Task instructions
Return the material exactly, first line through the line containing "78, 75, 72, 71, 71, 71]", and nothing more. Pictures stay out.

Supplied data
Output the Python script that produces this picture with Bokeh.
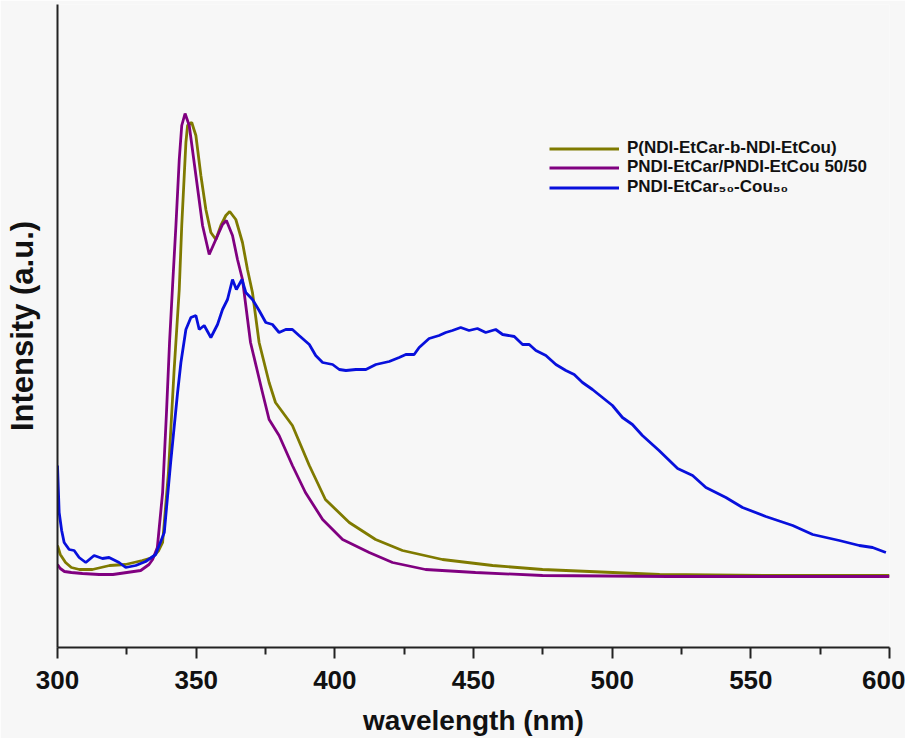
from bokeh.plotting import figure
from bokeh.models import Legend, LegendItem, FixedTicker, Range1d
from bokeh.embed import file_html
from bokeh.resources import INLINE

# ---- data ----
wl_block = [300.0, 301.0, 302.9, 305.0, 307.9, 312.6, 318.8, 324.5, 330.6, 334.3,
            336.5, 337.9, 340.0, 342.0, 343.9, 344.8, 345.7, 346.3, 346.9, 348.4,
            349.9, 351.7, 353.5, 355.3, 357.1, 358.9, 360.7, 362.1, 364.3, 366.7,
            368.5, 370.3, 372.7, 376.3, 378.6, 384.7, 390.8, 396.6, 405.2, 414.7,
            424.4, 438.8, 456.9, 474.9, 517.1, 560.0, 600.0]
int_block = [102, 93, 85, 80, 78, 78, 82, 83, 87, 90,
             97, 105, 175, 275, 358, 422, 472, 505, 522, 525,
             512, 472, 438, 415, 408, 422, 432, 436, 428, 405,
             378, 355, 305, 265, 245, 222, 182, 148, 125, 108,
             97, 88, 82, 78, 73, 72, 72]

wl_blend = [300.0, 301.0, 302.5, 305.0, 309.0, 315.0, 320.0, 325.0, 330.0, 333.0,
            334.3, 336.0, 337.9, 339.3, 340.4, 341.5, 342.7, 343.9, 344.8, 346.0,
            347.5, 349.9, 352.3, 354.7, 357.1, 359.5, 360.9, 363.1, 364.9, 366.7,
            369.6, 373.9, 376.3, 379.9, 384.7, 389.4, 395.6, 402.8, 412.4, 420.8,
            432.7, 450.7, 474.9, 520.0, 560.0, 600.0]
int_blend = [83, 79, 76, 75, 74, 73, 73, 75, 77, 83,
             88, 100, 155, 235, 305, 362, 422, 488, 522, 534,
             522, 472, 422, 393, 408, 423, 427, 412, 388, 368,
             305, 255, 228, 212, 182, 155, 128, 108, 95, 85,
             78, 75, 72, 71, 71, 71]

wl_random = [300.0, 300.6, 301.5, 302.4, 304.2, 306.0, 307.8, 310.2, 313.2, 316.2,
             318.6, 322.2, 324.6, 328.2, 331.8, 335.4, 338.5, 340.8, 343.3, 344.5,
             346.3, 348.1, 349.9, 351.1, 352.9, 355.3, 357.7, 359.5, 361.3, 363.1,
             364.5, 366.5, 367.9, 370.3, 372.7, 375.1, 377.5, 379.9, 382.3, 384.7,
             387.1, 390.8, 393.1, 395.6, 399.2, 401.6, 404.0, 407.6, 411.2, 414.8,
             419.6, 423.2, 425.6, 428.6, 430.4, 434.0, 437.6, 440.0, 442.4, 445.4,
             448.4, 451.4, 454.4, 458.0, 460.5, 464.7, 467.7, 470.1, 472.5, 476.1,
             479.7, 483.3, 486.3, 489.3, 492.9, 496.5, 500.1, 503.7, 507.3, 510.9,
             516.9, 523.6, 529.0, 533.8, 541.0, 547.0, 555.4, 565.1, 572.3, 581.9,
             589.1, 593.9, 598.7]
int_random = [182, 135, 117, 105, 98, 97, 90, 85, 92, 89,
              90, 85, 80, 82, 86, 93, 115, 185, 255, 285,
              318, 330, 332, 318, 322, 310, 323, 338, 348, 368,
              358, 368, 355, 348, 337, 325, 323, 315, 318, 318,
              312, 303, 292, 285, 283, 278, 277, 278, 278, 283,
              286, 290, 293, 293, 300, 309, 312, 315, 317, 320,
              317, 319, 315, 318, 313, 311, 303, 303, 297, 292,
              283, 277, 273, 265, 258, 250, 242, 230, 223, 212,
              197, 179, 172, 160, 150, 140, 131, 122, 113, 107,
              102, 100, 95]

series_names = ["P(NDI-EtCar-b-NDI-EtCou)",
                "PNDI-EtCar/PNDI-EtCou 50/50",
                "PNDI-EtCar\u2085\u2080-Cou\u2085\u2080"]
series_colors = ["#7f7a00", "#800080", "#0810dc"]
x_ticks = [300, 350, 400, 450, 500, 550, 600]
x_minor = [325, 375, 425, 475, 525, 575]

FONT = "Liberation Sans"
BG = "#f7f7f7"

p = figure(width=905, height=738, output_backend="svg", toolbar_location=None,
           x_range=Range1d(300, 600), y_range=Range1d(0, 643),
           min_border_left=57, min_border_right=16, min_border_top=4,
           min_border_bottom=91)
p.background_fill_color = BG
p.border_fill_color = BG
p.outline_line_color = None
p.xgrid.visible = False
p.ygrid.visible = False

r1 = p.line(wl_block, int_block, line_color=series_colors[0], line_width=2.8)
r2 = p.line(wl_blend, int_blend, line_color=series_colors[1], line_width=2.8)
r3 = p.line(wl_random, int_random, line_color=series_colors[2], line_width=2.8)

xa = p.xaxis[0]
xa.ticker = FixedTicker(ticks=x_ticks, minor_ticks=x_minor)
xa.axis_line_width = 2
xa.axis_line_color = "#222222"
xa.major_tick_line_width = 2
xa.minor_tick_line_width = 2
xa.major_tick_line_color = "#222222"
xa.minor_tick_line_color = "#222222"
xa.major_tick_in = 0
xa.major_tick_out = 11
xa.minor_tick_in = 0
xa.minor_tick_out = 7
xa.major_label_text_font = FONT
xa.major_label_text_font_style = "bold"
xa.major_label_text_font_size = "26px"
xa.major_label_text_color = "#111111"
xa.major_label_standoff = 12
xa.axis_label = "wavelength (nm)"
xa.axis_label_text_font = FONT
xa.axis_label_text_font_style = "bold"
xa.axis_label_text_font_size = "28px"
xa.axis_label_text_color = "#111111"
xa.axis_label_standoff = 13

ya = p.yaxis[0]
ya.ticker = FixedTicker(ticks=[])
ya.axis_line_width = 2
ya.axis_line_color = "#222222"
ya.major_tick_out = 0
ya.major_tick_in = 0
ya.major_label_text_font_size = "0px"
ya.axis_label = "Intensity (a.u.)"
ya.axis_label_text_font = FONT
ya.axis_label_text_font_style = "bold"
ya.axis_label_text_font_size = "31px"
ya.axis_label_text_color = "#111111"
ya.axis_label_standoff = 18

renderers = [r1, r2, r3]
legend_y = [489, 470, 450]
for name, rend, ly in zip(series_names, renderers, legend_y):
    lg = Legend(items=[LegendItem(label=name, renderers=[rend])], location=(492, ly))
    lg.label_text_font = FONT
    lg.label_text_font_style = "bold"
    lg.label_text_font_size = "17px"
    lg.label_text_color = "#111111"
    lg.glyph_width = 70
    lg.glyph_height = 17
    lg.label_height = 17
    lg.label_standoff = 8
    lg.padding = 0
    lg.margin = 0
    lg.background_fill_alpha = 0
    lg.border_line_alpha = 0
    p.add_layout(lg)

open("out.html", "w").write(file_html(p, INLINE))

Task answer
Output the Python script that produces this picture with Bokeh.
from bokeh.plotting import figure
from bokeh.models import Legend, LegendItem, FixedTicker, Range1d
from bokeh.embed import file_html
from bokeh.resources import INLINE

# ---- data ----
wl_block = [300.0, 301.0, 302.9, 305.0, 307.9, 312.6, 318.8, 324.5, 330.6, 334.3,
            336.5, 337.9, 340.0, 342.0, 343.9, 344.8, 345.7, 346.3, 346.9, 348.4,
            349.9, 351.7, 353.5, 355.3, 357.1, 358.9, 360.7, 362.1, 364.3, 366.7,
            368.5, 370.3, 372.7, 376.3, 378.6, 384.7, 390.8, 396.6, 405.2, 414.7,
            424.4, 438.8, 456.9, 474.9, 517.1, 560.0, 600.0]
int_block = [102, 93, 85, 80, 78, 78, 82, 83, 87, 90,
             97, 105, 175, 275, 358, 422, 472, 505, 522, 525,
             512, 472, 438, 415, 408, 422, 432, 436, 428, 405,
             378, 355, 305, 265, 245, 222, 182, 148, 125, 108,
             97, 88, 82, 78, 73, 72, 72]

wl_blend = [300.0, 301.0, 302.5, 305.0, 309.0, 315.0, 320.0, 325.0, 330.0, 333.0,
            334.3, 336.0, 337.9, 339.3, 340.4, 341.5, 342.7, 343.9, 344.8, 346.0,
            347.5, 349.9, 352.3, 354.7, 357.1, 359.5, 360.9, 363.1, 364.9, 366.7,
            369.6, 373.9, 376.3, 379.9, 384.7, 389.4, 395.6, 402.8, 412.4, 420.8,
            432.7, 450.7, 474.9, 520.0, 560.0, 600.0]
int_blend = [83, 79, 76, 75, 74, 73, 73, 75, 77, 83,
             88, 100, 155, 235, 305, 362, 422, 488, 522, 534,
             522, 472, 422, 393, 408, 423, 427, 412, 388, 368,
             305, 255, 228, 212, 182, 155, 128, 108, 95, 85,
             78, 75, 72, 71, 71, 71]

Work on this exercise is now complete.